Skills: Cultivating even stronger and more continuous introspective awareness to detect and correct for subtle dullness. Learning a new body scanning technique to help increase the power of your mindfulness.
Mastery: You can sustain or even increase the power of your mindfulness during each meditation session.
Stage 6: Subduing subtle distraction
Goal: To subdue subtle distractions and develop ‘metacognitive introspective awareness’ – introspective awareness in which the mind “stands back” and observes its own state and activities.
Obstacles: The tendency for attention to alternate to the continuous stream of distracting thoughts and other mental objects in ‘periphery awareness’ – a general cognizance of sensory information; mental objects like thoughts, memories, and feelings; and the overall state and activity of the mind.
Skills: Defining your scope of attention more precisely than before, and ignoring everything outside that scope until subtle distractions fade away.
Mastery: Subtle distractions have almost entirely disappeared, and you have unwavering exclusive attention, together with vivid mindfulness.
Milestone 2: Sustained exclusive focus of attention.
Transition
Stage 7 (the transition): Exclusive attention and unifying the mind
Goal: Effortlessly sustained attention and powerful mindfulness.
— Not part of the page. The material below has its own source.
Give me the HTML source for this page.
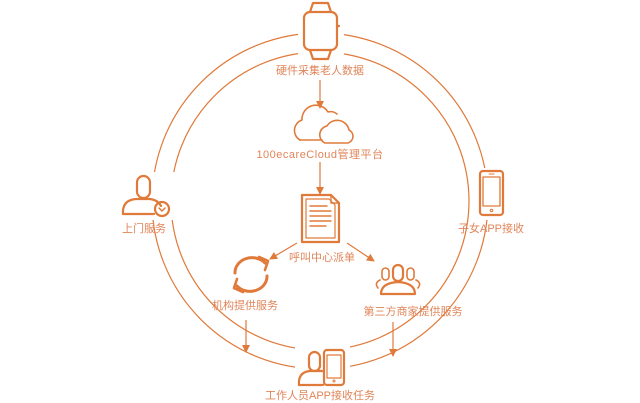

Obstacles: Distractions and dullness will return if you stop exerting effort. Keep sustaining effort until exclusive attention and mindfulness become automatic, then effort will no longer be necessary. Boredom, restlessness and doubt, bizarre sensations and involuntary body movements can distract you from your practice.
Methods: Practicing patiently and diligently, bringing you to the threshold of effortlessness.
Mastery: You can drop all effort, and the mind still maintains an unprecedented degree of stability and clarity.
Milestone 3: Effortless stability of attention.
Adept Meditator
Stage 8: Mental pliancy and pacifying the senses
Goal: Complete pacification of the senses and the full arising of meditative joy.
Obstacles: The primary challenge is not be distracted or distressed by the variety of extraordinary experiences.
Method: Practicing effortless attention and introspective awareness will naturally lead to continued unification, pacification of the senses, and arising of meditative joy.
Mastery: When the eyes perceive only an inner light, the ears perceive only an inner sound, the body is suffused with a sense of pleasure and comfort, and your mental state of one of intense joy.
Stage 9: Mental and physical pliancy and calming the intensity or meditative joy
Goal: The maturation of meditative joy, producing tranquillity and equanimity.
Obstacles: The intensity of meditative joy can perturb the mind, becoming a distraction and disrupting your practice.
Method: Becoming familiar with meditative joy through continued practice until the excitement fades, replaced by tranquillity and equanimity.
Mastery: Consistently evoking mental and physical pliancy, accompanied by profound tranquillity and equanimity.
Stage 10: Tranquillity and equanimity
You enter the stage with effortlessly stable attention, mindfulness, joy, tranquillity and equanimity.
Milestone 4: Persistence of the mental qualities of an adept.